Repeat everything from the line holding "Give me the Plotly.js source for this chart." to the line holding "67, 76, 54.5];", inclusive, exactly. Leave out the rest.

DATASET:

'''

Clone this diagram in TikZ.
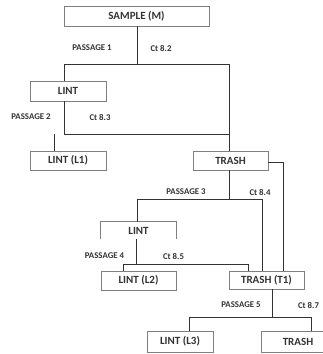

'''
'''

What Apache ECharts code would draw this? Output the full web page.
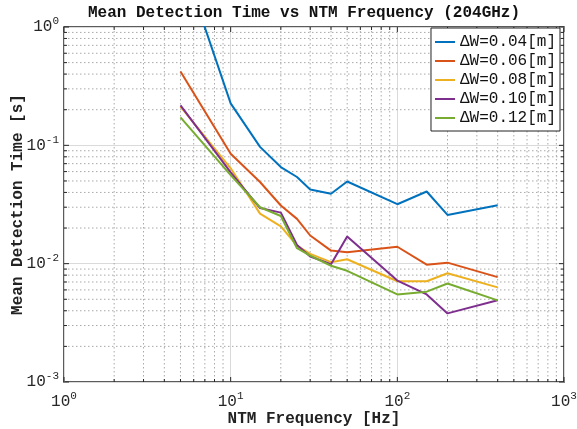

'''
'''

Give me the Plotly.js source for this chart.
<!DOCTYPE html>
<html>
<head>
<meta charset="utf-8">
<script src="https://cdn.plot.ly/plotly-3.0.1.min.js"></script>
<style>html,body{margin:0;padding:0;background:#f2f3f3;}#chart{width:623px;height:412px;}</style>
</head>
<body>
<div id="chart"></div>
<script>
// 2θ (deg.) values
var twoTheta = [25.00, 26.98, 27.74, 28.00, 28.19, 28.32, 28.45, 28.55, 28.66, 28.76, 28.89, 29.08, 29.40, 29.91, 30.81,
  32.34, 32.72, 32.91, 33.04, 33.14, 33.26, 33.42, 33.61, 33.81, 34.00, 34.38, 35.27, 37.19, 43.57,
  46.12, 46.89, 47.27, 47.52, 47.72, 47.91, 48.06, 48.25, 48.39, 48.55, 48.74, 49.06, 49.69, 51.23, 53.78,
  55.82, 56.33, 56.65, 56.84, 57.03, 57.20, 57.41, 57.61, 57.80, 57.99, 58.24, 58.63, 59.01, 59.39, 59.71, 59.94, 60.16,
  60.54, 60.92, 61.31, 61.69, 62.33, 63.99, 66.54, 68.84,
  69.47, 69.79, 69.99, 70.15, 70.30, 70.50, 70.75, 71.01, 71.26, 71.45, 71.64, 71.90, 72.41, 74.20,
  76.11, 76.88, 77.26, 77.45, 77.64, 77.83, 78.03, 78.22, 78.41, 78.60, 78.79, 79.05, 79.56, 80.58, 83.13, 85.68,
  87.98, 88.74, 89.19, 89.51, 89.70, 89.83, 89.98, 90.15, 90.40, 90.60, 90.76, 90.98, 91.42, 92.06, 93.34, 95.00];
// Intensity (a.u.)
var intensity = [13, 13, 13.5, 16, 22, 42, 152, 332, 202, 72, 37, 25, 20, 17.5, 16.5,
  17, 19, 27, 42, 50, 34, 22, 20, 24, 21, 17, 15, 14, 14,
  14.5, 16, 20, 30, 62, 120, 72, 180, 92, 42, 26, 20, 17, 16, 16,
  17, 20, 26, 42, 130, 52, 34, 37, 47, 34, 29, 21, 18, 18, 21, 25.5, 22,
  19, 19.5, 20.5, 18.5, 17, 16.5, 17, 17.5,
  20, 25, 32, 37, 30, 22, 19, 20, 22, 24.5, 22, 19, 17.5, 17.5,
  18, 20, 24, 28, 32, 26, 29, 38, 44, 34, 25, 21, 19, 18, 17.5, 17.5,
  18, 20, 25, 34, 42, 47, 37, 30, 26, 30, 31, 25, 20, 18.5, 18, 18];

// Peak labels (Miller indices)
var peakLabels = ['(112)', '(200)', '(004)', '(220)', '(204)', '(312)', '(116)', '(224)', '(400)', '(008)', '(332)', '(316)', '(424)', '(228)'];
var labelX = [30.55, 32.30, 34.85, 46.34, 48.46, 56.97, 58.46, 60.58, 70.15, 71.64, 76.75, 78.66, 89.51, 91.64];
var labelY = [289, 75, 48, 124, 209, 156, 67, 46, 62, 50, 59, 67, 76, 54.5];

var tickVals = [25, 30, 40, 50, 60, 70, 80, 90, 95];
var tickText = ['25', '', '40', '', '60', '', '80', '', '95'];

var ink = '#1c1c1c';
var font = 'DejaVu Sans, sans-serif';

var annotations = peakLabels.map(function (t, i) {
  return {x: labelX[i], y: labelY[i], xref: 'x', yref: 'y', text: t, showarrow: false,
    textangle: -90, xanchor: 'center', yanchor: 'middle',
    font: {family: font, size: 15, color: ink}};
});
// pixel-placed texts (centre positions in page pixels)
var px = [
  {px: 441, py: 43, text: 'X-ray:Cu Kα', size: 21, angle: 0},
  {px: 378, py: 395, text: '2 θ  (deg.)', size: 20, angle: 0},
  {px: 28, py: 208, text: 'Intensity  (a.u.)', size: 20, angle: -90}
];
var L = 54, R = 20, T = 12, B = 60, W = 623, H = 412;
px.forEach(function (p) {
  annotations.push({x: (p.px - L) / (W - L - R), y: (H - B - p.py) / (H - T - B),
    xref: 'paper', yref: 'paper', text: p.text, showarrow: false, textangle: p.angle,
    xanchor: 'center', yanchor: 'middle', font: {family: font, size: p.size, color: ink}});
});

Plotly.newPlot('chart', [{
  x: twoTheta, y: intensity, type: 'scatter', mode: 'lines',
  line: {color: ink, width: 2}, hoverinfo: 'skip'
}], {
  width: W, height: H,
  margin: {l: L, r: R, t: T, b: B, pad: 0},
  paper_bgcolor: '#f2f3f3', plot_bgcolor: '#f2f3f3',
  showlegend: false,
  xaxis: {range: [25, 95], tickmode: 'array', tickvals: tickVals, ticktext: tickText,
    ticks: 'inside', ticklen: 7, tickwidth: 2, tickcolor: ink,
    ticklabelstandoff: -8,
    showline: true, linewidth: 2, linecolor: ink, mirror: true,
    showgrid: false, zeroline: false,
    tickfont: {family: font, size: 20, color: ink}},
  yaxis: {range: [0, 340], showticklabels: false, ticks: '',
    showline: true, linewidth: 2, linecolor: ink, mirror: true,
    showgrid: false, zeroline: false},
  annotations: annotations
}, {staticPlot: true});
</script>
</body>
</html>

'''

OUTPUT BELOW:
Give me the Plotly.js source for this chart.
<!DOCTYPE html>
<html>
<head>
<meta charset="utf-8">
<script src="https://cdn.plot.ly/plotly-3.0.1.min.js"></script>
<style>html,body{margin:0;padding:0;background:#f2f3f3;}#chart{width:623px;height:412px;}</style>
</head>
<body>
<div id="chart"></div>
<script>
// 2θ (deg.) values
var twoTheta = [25.00, 26.98, 27.74, 28.00, 28.19, 28.32, 28.45, 28.55, 28.66, 28.76, 28.89, 29.08, 29.40, 29.91, 30.81,
  32.34, 32.72, 32.91, 33.04, 33.14, 33.26, 33.42, 33.61, 33.81, 34.00, 34.38, 35.27, 37.19, 43.57,
  46.12, 46.89, 47.27, 47.52, 47.72, 47.91, 48.06, 48.25, 48.39, 48.55, 48.74, 49.06, 49.69, 51.23, 53.78,
  55.82, 56.33, 56.65, 56.84, 57.03, 57.20, 57.41, 57.61, 57.80, 57.99, 58.24, 58.63, 59.01, 59.39, 59.71, 59.94, 60.16,
  60.54, 60.92, 61.31, 61.69, 62.33, 63.99, 66.54, 68.84,
  69.47, 69.79, 69.99, 70.15, 70.30, 70.50, 70.75, 71.01, 71.26, 71.45, 71.64, 71.90, 72.41, 74.20,
  76.11, 76.88, 77.26, 77.45, 77.64, 77.83, 78.03, 78.22, 78.41, 78.60, 78.79, 79.05, 79.56, 80.58, 83.13, 85.68,
  87.98, 88.74, 89.19, 89.51, 89.70, 89.83, 89.98, 90.15, 90.40, 90.60, 90.76, 90.98, 91.42, 92.06, 93.34, 95.00];
// Intensity (a.u.)
var intensity = [13, 13, 13.5, 16, 22, 42, 152, 332, 202, 72, 37, 25, 20, 17.5, 16.5,
  17, 19, 27, 42, 50, 34, 22, 20, 24, 21, 17, 15, 14, 14,
  14.5, 16, 20, 30, 62, 120, 72, 180, 92, 42, 26, 20, 17, 16, 16,
  17, 20, 26, 42, 130, 52, 34, 37, 47, 34, 29, 21, 18, 18, 21, 25.5, 22,
  19, 19.5, 20.5, 18.5, 17, 16.5, 17, 17.5,
  20, 25, 32, 37, 30, 22, 19, 20, 22, 24.5, 22, 19, 17.5, 17.5,
  18, 20, 24, 28, 32, 26, 29, 38, 44, 34, 25, 21, 19, 18, 17.5, 17.5,
  18, 20, 25, 34, 42, 47, 37, 30, 26, 30, 31, 25, 20, 18.5, 18, 18];

// Peak labels (Miller indices)
var peakLabels = ['(112)', '(200)', '(004)', '(220)', '(204)', '(312)', '(116)', '(224)', '(400)', '(008)', '(332)', '(316)', '(424)', '(228)'];
var labelX = [30.55, 32.30, 34.85, 46.34, 48.46, 56.97, 58.46, 60.58, 70.15, 71.64, 76.75, 78.66, 89.51, 91.64];
var labelY = [289, 75, 48, 124, 209, 156, 67, 46, 62, 50, 59, 67, 76, 54.5];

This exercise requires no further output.